As the sun started setting I began getting nervous about what I was going to do in Dar es Salaam when I arrived. I hadn't made a hotel booking because Wikitravel had such a long list of suitable places, and I thought I'd have plenty of time to look around. But it was looking like we weren't going to be in until well after dark, and walking around the streets of Dar es Salaam with my backpack looking for a place to sleep when it's already late didn't appeal. I thought about using my new phone to make a reservation, but they probably wouldn't understand me over the noise of the bus, and anyway I should save that credit for a real emergency. So instead I sat and fretted as dusk turned to pitch black with the bus still hurtling along the road towards Dar.

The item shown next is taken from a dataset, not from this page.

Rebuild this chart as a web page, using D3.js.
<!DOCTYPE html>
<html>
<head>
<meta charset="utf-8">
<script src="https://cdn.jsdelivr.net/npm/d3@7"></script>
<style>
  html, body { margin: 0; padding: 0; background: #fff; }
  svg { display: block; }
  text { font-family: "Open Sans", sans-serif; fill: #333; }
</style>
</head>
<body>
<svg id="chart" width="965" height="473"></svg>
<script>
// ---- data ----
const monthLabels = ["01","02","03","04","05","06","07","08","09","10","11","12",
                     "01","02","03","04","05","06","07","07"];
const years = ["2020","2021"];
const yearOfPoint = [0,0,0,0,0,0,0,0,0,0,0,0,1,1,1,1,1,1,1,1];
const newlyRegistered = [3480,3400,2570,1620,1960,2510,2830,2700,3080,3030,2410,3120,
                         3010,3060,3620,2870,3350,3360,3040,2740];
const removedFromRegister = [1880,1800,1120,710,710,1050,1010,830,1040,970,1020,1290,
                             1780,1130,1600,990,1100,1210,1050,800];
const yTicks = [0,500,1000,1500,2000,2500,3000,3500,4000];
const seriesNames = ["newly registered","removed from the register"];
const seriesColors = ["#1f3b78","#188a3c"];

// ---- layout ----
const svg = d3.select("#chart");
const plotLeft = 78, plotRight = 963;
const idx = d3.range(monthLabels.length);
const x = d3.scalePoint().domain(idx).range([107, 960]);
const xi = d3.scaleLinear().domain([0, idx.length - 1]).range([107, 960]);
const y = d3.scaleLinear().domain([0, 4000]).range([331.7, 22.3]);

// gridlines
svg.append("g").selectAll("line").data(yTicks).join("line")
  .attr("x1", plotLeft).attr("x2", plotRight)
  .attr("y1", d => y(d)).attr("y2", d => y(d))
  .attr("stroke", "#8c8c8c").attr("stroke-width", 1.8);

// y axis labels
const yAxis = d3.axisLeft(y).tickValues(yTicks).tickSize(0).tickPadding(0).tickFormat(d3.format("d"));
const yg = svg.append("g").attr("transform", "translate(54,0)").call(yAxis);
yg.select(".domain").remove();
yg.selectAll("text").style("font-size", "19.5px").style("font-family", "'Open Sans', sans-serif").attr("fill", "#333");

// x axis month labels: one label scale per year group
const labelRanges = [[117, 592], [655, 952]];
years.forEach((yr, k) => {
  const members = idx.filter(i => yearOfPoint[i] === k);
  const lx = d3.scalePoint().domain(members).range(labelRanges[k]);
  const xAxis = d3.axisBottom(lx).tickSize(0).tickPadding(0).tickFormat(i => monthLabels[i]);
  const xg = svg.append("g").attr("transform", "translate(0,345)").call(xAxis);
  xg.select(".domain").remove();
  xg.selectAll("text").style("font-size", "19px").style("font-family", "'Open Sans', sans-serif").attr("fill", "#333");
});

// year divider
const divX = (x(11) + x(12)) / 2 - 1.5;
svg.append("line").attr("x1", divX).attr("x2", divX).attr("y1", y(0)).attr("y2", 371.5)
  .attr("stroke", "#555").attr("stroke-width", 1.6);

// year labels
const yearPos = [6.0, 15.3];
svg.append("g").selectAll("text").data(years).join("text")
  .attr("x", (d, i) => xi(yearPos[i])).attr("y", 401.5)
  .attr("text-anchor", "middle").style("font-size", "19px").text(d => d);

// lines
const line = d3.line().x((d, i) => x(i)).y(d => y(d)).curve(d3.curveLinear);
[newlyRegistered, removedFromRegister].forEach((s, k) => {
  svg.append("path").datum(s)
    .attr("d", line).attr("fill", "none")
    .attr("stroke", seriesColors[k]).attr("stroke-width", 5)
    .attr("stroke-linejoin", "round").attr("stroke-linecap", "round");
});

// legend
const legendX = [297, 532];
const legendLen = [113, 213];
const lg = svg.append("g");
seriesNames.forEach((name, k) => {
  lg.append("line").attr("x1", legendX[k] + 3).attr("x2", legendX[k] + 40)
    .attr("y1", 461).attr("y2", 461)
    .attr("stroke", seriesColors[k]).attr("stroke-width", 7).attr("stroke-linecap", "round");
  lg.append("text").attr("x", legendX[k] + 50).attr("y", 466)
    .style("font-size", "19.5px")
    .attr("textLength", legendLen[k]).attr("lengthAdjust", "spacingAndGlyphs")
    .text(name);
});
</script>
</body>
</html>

Around nine we got into the outskirts of Dar, and ran straight into the most appalling traffic. We crawled along for 20 minutes, with me getting more and more frustrated as I glared at my GPS. Unexpectedly we turned into a bus terminal still 5km from the centre of town. Apparently lots of people get out there. There was another frustrating wait as a couple of women with an enormous collection of luggage searched the hold for the one last bag that had got filed in the wrong place. I actually got off because I thought the bus had stopped, but was told that we were still going into town. And eventually, with a lot of nervous inching forwards and backwards, the bus lurched out of the bus terminal gate.

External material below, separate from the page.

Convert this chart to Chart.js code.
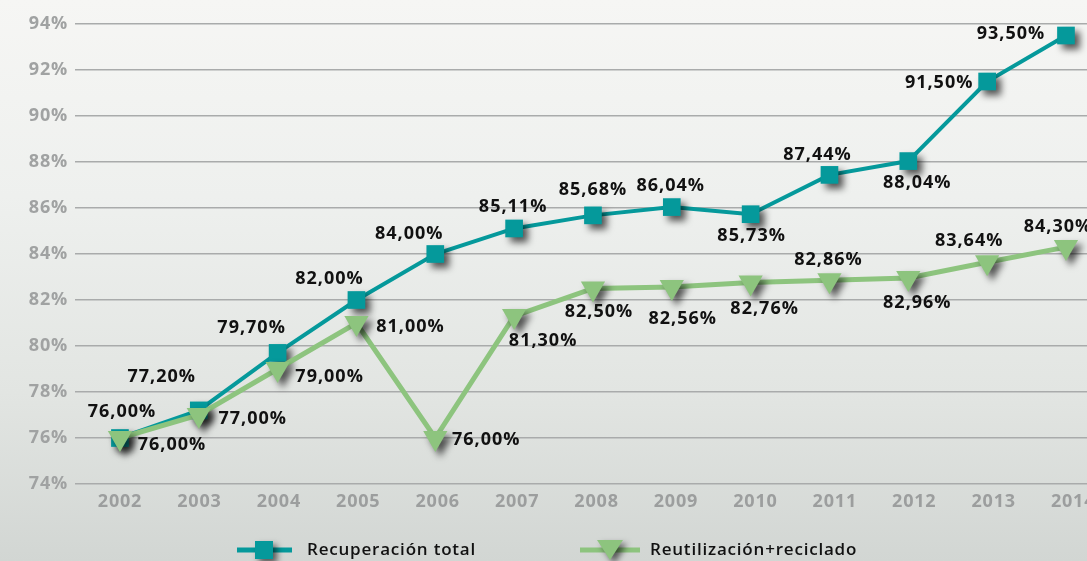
<!DOCTYPE html>
<html>
<head>
<meta charset="utf-8">
<script src="https://cdn.jsdelivr.net/npm/chart.js@4.4.0/dist/chart.umd.min.js"></script>
<style>
html, body { margin: 0; padding: 0; width: 1087px; height: 561px; overflow: hidden; }
body { background: linear-gradient(180deg, #f6f6f4 0%, #eef0ee 35%, #e2e5e2 70%, #d2d6d3 100%); }
#wrap { position: absolute; left: 0; top: 0; width: 1120px; height: 561px; }
</style>
</head>
<body>
<div id="wrap"><canvas id="lineChart"></canvas></div>
<script>
// data
var years = [2002, 2003, 2004, 2005, 2006, 2007, 2008, 2009, 2010, 2011, 2012, 2013, 2014];
var recuperacion = [76.00, 77.20, 79.70, 82.00, 84.00, 85.11, 85.68, 86.04, 85.73, 87.44, 88.04, 91.50, 93.50];
var reutilizacion = [76.00, 77.00, 79.00, 81.00, 76.00, 81.30, 82.50, 82.56, 82.76, 82.86, 82.96, 83.64, 84.30];
var yMin = 74, yMax = 94, yStep = 2;
var seriesNames = ["Recuperación total", "Reutilización+reciclado"];

// where each value label sits relative to its point (dx, dy)
var recLabelPos = [[2,-26],[-37,-34],[-26,-25],[-27,-21],[-26,-20],[-1,-22],[0,-25],[-1,-21],[1,22],[-12,-20],[9,22],[-48,1],[-55,-2]];
var reuLabelPos = [[52,7],[54,4],[52,8],[54,4],[51,2],[29,25],[6,23],[11,32],[14,26],[-1,-20],[9,25],[-18,-21],[-8,-20]];

var teal = '#05999b';
var green = '#8dc47e';
var FONT = "'Open Sans', 'DejaVu Sans', sans-serif";

function pts(vals) {
  return years.map(function (y, i) { return { x: y, y: vals[i] }; });
}
function fmt(v) {
  return v.toFixed(2).replace('.', ',') + '%';
}

// wider letter spacing for all text, like the original
var spacingPlugin = {
  id: 'spacing',
  beforeDraw: function (chart) { chart.ctx.letterSpacing = '0.8px'; }
};

// drop shadow only for the marker datasets
var shadowPlugin = {
  id: 'markerShadow',
  beforeDatasetDraw: function (chart, args) {
    var ds = chart.data.datasets[args.index];
    if (ds.markerShadow) {
      var ctx = chart.ctx;
      ctx.save();
      ctx.shadowColor = 'rgba(0,0,0,0.65)';
      ctx.shadowBlur = 7;
      ctx.shadowOffsetX = 5;
      ctx.shadowOffsetY = 5;
    }
  },
  afterDatasetDraw: function (chart, args) {
    var ds = chart.data.datasets[args.index];
    if (ds.markerShadow) chart.ctx.restore();
  }
};

var labelPlugin = {
  id: 'valueLabels',
  afterDatasetsDraw: function (chart) {
    var ctx = chart.ctx;
    ctx.save();
    ctx.font = 'bold 18px ' + FONT;
    ctx.letterSpacing = '1px';
    ctx.fillStyle = '#111';
    ctx.textAlign = 'center';
    ctx.textBaseline = 'middle';
    var sets = [[1, recuperacion, recLabelPos], [3, reutilizacion, reuLabelPos]];
    sets.forEach(function (s) {
      var meta = chart.getDatasetMeta(s[0]);
      meta.data.forEach(function (p, i) {
        ctx.fillText(fmt(s[1][i]), p.x + s[2][i][0], p.y + s[2][i][1]);
      });
    });
    ctx.restore();
  }
};

var legendPlugin = {
  id: 'bottomLegend',
  afterDraw: function (chart) {
    var ctx = chart.ctx;
    var y = 550;
    ctx.save();
    // teal item
    ctx.strokeStyle = teal; ctx.lineWidth = 5;
    ctx.beginPath(); ctx.moveTo(237, y); ctx.lineTo(292, y); ctx.stroke();
    ctx.shadowColor = 'rgba(0,0,0,0.6)'; ctx.shadowBlur = 6; ctx.shadowOffsetX = 4; ctx.shadowOffsetY = 4;
    ctx.fillStyle = teal;
    ctx.fillRect(255, y - 9, 18, 18);
    // green item
    ctx.shadowColor = 'transparent';
    ctx.strokeStyle = green;
    ctx.beginPath(); ctx.moveTo(580, y); ctx.lineTo(640, y); ctx.stroke();
    ctx.shadowColor = 'rgba(0,0,0,0.6)';
    ctx.fillStyle = green;
    ctx.beginPath(); ctx.moveTo(597, y - 10); ctx.lineTo(623, y - 10); ctx.lineTo(610, y + 10); ctx.closePath(); ctx.fill();
    ctx.shadowColor = 'transparent';
    ctx.fillStyle = '#111';
    ctx.font = '600 17px ' + FONT;
    ctx.letterSpacing = '0.8px';
    ctx.textBaseline = 'middle';
    ctx.fillText(seriesNames[0], 307, y);
    ctx.fillText(seriesNames[1], 650, y);
    ctx.restore();
  }
};

var tickFont = { family: FONT, size: 18, weight: 'bold' };

var ctxL = document.getElementById('lineChart').getContext('2d');
var myLineChart = new Chart(ctxL, {
  type: 'line',
  data: {
    datasets: [
      { label: seriesNames[0], data: pts(recuperacion), borderColor: teal, borderWidth: 4, pointRadius: 0, order: 4 },
      { label: seriesNames[0], data: pts(recuperacion), showLine: false, pointStyle: 'rect', pointRadius: 12.5,
        backgroundColor: teal, borderColor: teal, borderWidth: 0, markerShadow: true, order: 3 },
      { label: seriesNames[1], data: pts(reutilizacion), borderColor: green, borderWidth: 5, pointRadius: 0, order: 2 },
      { label: seriesNames[1], data: pts(reutilizacion), showLine: false, pointStyle: 'triangle', pointRotation: 180,
        pointRadius: 14, backgroundColor: green, borderColor: green, borderWidth: 0, markerShadow: true, order: 1 }
    ]
  },
  options: {
    responsive: true,
    maintainAspectRatio: false,
    animation: false,
    layout: { padding: { top: 24, right: 15, bottom: 47, left: 0 } },
    plugins: { legend: { display: false }, tooltip: { enabled: false } },
    scales: {
      x: {
        type: 'linear', min: 2001.43, max: 2014.495,
        display: false
      },
      // year labels sit on a slightly wider spacing than the points in the original
      xLabels: {
        type: 'linear', position: 'bottom', axis: 'x', min: 2001.4334, max: 2014.402,
        grid: { display: false, drawTicks: false },
        border: { display: false },
        afterFit: function (s) { s.height = 30; },
        afterBuildTicks: function (s) { s.ticks = years.map(function (y) { return { value: y }; }); },
        ticks: { padding: 7, color: '#9c9e9e', font: tickFont,
          callback: function (v) { return String(v); } }
      },
      y: {
        min: yMin, max: yMax,
        grid: { color: '#a9abab', lineWidth: 1.5, drawTicks: false },
        border: { display: false },
        afterFit: function (s) { s.width = 75; },
        ticks: { stepSize: yStep, padding: 7, color: '#a0a2a2', font: tickFont,
          callback: function (v) { return v + '%'; } }
      }
    }
  },
  plugins: [spacingPlugin, shadowPlugin, labelPlugin, legendPlugin]
});
</script>
</body>
</html>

This time we got to the bus terminal I'd been expecting. Still a bit of a trek to anywhere to stay, however, and walking at 10:00 at night was out of the question. I took a taxi instead, asking for the YMCA, which apparently is a nice safe choice. I had to haggle the fare, but with me being desperate, and obviously so, I wasn't going to push too hard. We got to the YMCA, and the driver offered to wait in case the place was full. I'm glad he did: it was full. In fact, I get the impression that it's usually full, and it was crazy to turn up late at night expecting them to have a bed free. I asked them where I should go next, and was told the Safari Inn. That's good, that agrees with Wikitravel. So the taxi drove me there. I asked the driver to wait again, but this time there was a spare room: one of only two available. That was such a relief, I can hardly describe it. I fairly tripped back down the road to tell the driver the good news.
So I made it to Dar es Salaam, and I had a pretty good trip. I'm starving, having had only three smallish packets of biscuits and two bananas for the day. But I'm ready for a good night's sleep.